===== MATERIAL =====

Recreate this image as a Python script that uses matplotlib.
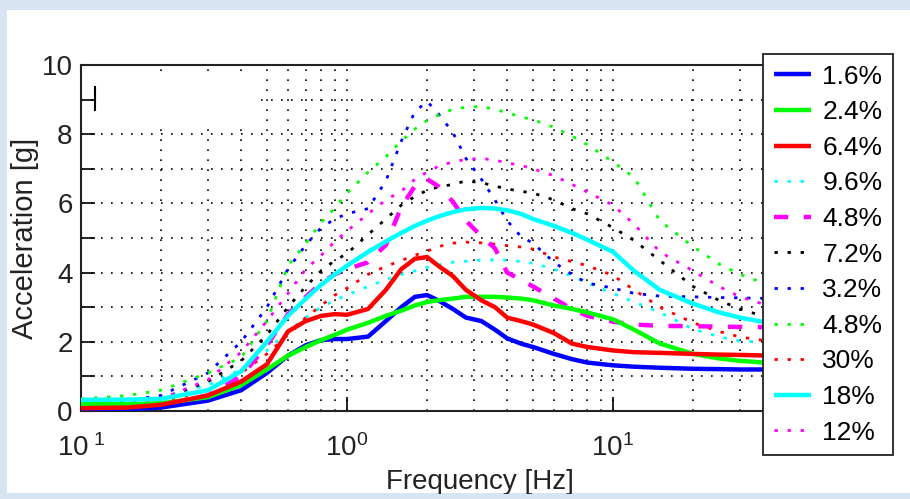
import numpy as np
import matplotlib
matplotlib.use('Agg')
import matplotlib.pyplot as plt
from matplotlib.patches import Rectangle

plt.rcParams['font.family'] = ['Liberation Sans', 'DejaVu Sans']
plt.rcParams['mathtext.fontset'] = 'custom'
plt.rcParams['mathtext.rm'] = 'Liberation Sans'
plt.rcParams['mathtext.it'] = 'Liberation Sans'

# =========================
# data
# =========================
freq = [0.1, 0.15, 0.2, 0.3, 0.4, 0.5, 0.6, 0.7, 0.8, 0.9, 1.0, 1.2, 1.4, 1.6, 1.8,
        2.0, 2.2, 2.5, 2.8, 3.2, 3.6, 4.0, 4.5, 5.0, 6.0, 7.0, 8.0, 10, 12, 15, 20,
        25, 30, 40, 60, 100]

blue_solid = [0.03, 0.05, 0.1, 0.3, 0.6, 1.1, 1.6, 1.9, 2.05, 2.08, 2.08, 2.15, 2.6, 3.0, 3.3,
              3.35, 3.2, 2.95, 2.7, 2.6, 2.35, 2.1, 1.95, 1.85, 1.65, 1.5, 1.4, 1.32, 1.28, 1.25, 1.22,
              1.21, 1.2, 1.2, 1.2, 1.2]
green_solid = [0.2, 0.2, 0.22, 0.4, 0.75, 1.2, 1.6, 1.85, 2.05, 2.2, 2.35, 2.55, 2.75, 2.9, 3.05,
               3.15, 3.2, 3.25, 3.3, 3.3, 3.3, 3.28, 3.25, 3.2, 3.05, 2.95, 2.85, 2.65, 2.35, 1.95, 1.65,
               1.52, 1.45, 1.38, 1.3, 1.25]
red_solid = [0.08, 0.1, 0.18, 0.45, 0.85, 1.35, 2.3, 2.6, 2.75, 2.8, 2.78, 2.95, 3.5, 4.1, 4.4,
             4.45, 4.2, 3.9, 3.5, 3.2, 3.0, 2.7, 2.6, 2.5, 2.25, 1.95, 1.85, 1.75, 1.7, 1.68, 1.65,
             1.63, 1.62, 1.6, 1.6, 1.6]
cyan_dotted = [0.3, 0.33, 0.4, 0.75, 1.2, 1.75, 2.3, 2.7, 3.0, 3.2, 3.35, 3.6, 3.8, 3.95, 4.05,
               4.15, 4.22, 4.3, 4.33, 4.36, 4.37, 4.36, 4.32, 4.27, 4.1, 3.9, 3.7, 3.4, 3.15, 2.85, 2.37,
               2.15, 2.02, 1.98, 1.95, 1.9]
magenta_dashed = [0.05, 0.07, 0.12, 0.45, 1.0, 1.9, 2.8, 3.3, 3.7, 3.95, 4.1, 4.3, 4.8, 5.9, 6.5,
                  6.7, 6.5, 6.05, 5.5, 5.05, 4.7, 4.0, 3.8, 3.6, 3.25, 2.95, 2.75, 2.58, 2.5, 2.46, 2.45,
                  2.44, 2.43, 2.42, 2.4, 2.4]
black_dotted = [0.2, 0.25, 0.35, 0.85, 1.45, 2.2, 3.0, 3.6, 4.05, 4.35, 4.55, 5.1, 5.55, 5.95, 6.2,
                6.38, 6.47, 6.55, 6.65, 6.6, 6.5, 6.42, 6.35, 6.3, 6.1, 5.85, 5.7, 5.3, 4.93, 4.35, 3.6,
                3.2, 2.95, 2.65, 2.35, 2.1]
blue_dotted = [0.2, 0.3, 0.45, 1.1, 2.0, 3.0, 4.1, 4.8, 5.3, 5.55, 5.7, 5.85, 6.65, 7.8, 8.65,
               8.95, 8.6, 8.05, 7.3, 6.7, 6.1, 5.5, 5.05, 4.85, 4.3, 3.95, 3.7, 3.55, 3.4, 3.32, 3.3,
               3.28, 3.27, 3.25, 3.22, 3.2]
green_dotted = [0.35, 0.45, 0.6, 1.1, 1.55, 2.6, 4.2, 4.85, 5.45, 5.87, 6.3, 6.9, 7.35, 7.8, 8.15,
                8.4, 8.55, 8.72, 8.78, 8.8, 8.72, 8.62, 8.5, 8.42, 8.2, 7.95, 7.7, 7.2, 6.75, 5.5, 4.75,
                4.25, 3.95, 3.6, 3.2, 2.9]
red_dotted = [0.1, 0.15, 0.25, 0.6, 1.1, 1.65, 2.2, 2.7, 3.05, 3.35, 3.55, 3.95, 4.18, 4.35, 4.5,
              4.62, 4.75, 4.85, 4.88, 4.86, 4.82, 4.78, 4.74, 4.68, 4.45, 4.32, 4.2, 3.92, 3.5, 3.0, 2.55,
              2.3, 2.14, 2.0, 1.9, 1.85]
cyan_solid = [0.32, 0.33, 0.35, 0.6, 1.15, 2.0, 2.75, 3.25, 3.65, 3.95, 4.2, 4.6, 4.9, 5.15, 5.35,
              5.5, 5.62, 5.75, 5.83, 5.87, 5.85, 5.8, 5.7, 5.55, 5.35, 5.15, 4.95, 4.6, 4.05, 3.5, 3.1,
              2.85, 2.7, 2.52, 2.4, 2.3]
magenta_dotted = [0.15, 0.2, 0.35, 0.9, 1.7, 2.6, 3.4, 4.1, 4.5, 4.9, 5.2, 5.7, 6.1, 6.35, 6.7,
                  6.9, 7.07, 7.2, 7.27, 7.3, 7.25, 7.17, 7.1, 7.0, 6.8, 6.55, 6.33, 5.95, 5.4, 4.6, 4.05,
                  3.6, 3.3, 3.0, 2.7, 2.5]

labels = ['1.6%', '2.4%', '6.4%', '9.6%', '4.8%', '7.2%', '3.2%', '4.8%', '30%', '18%', '12%']

dot = (0, (1.2, 3.5))
styles = [
    (blue_solid, '#0000ff', '-', 3.2, 5),
    (green_solid, '#00ff00', '-', 3.2, 5),
    (red_solid, '#ff0000', '-', 3.2, 5),
    (cyan_dotted, '#00ffff', dot, 2.0, 3),
    (magenta_dashed, '#ff00ff', (0, (3.2, 3.5)), 3.2, 4),
    (black_dotted, '#000000', dot, 2.0, 3),
    (blue_dotted, '#0000ff', dot, 2.0, 3),
    (green_dotted, '#00ff00', dot, 2.0, 3),
    (red_dotted, '#ff0000', dot, 2.0, 3),
    (cyan_solid, '#00ffff', '-', 3.2, 5),
    (magenta_dotted, '#ff00ff', dot, 2.0, 3),
]

# =========================
# figure
# =========================
bg = '#d6e4f4'
fig = plt.figure(figsize=(9.10, 4.99), dpi=100)
fig.patch.set_facecolor(bg)
fig.add_artist(Rectangle((7 / 910, 6 / 499), 903 / 910, 483 / 499,
                         transform=fig.transFigure, facecolor='white',
                         edgecolor='none', zorder=-1))

ax = fig.add_axes([81 / 910, 88 / 499, 798 / 910, 346 / 499])
ax.set_xscale('log')
ax.set_xlim(0.1, 100)
ax.set_ylim(0, 10)
ax.set_axisbelow(True)

lines = []
for (vals, col, ls, lw, z), lab in zip(styles, labels):
    ln, = ax.plot(freq, vals, color=col, linestyle=ls, linewidth=lw,
                  label=lab, zorder=z, solid_capstyle='butt')
    lines.append(ln)

# grid
ax.grid(True, which='both', axis='x', color='black', linestyle=(0, (1, 5)), linewidth=1.2)
ax.set_yticks(np.arange(0, 11, 1))
ax.set_yticklabels(['0', '', '2', '', '4', '', '6', '', '8', '', '10'])
ax.grid(True, which='major', axis='y', color='black', linestyle=(0, (1, 5)), linewidth=1.2)

# white patch in upper left that hides the grid
ax.add_patch(Rectangle((0.114, 8.15), 0.34, 1.6, facecolor='white',
                       edgecolor='none', zorder=1))
ax.plot([0.0175, 0.0175], [8.7, 9.35], transform=ax.get_yaxis_transform(),
        color='black', linewidth=1.5, zorder=6, clip_on=False)

ax.set_xticks([0.1, 1, 10])
ax.set_xticklabels([r'$\mathregular{10^{\ 1}}$', r'$\mathregular{10^{0}}$',
                    r'$\mathregular{10^{1}}$'])
ax.tick_params(axis='both', which='major', direction='in', length=10, width=1.2,
               labelsize=20, colors='black', labelcolor='#222222')
ax.tick_params(axis='x', which='minor', direction='in', length=0)
ax.tick_params(axis='x', pad=17)
ax.tick_params(axis='y', pad=6)

for sp in ax.spines.values():
    sp.set_linewidth(1.5)
    sp.set_color('#222222')

ax.set_xlabel('Frequency [Hz]', fontsize=20, labelpad=5, color='#222222')
ax.set_ylabel('Acceleration [g]', fontsize=21, labelpad=2, color='#222222')

leg = fig.legend(handles=lines, loc='upper left',
                 bbox_to_anchor=(763 / 910, 1 - 54 / 499),
                 bbox_transform=fig.transFigure, borderaxespad=0,
                 fontsize=19, frameon=True, fancybox=False, framealpha=1,
                 edgecolor='#222222', handlelength=1.4, handletextpad=0.45,
                 labelspacing=0.44, borderpad=0.4)
leg.get_frame().set_linewidth(1.3)
leg.set_zorder(20)

# blue frame strips at top and bottom
fig.add_artist(Rectangle((0, 0), 1, 5 / 499, transform=fig.transFigure,
                         facecolor=bg, edgecolor='none', zorder=30))
fig.add_artist(Rectangle((0, 489 / 499), 1, 10 / 499, transform=fig.transFigure,
                         facecolor=bg, edgecolor='none', zorder=30))

fig.savefig('out.png', dpi=100, facecolor=fig.get_facecolor())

=====

AIM -
Copy nothing but the lines from the first one in the listing through the line with "25, 30, 40, 60, 100]", and omit the pictures.

SOLUTION TO THIS TASK -
Recreate this image as a Python script that uses matplotlib.
import numpy as np
import matplotlib
matplotlib.use('Agg')
import matplotlib.pyplot as plt
from matplotlib.patches import Rectangle

plt.rcParams['font.family'] = ['Liberation Sans', 'DejaVu Sans']
plt.rcParams['mathtext.fontset'] = 'custom'
plt.rcParams['mathtext.rm'] = 'Liberation Sans'
plt.rcParams['mathtext.it'] = 'Liberation Sans'

# =========================
# data
# =========================
freq = [0.1, 0.15, 0.2, 0.3, 0.4, 0.5, 0.6, 0.7, 0.8, 0.9, 1.0, 1.2, 1.4, 1.6, 1.8,
        2.0, 2.2, 2.5, 2.8, 3.2, 3.6, 4.0, 4.5, 5.0, 6.0, 7.0, 8.0, 10, 12, 15, 20,
        25, 30, 40, 60, 100]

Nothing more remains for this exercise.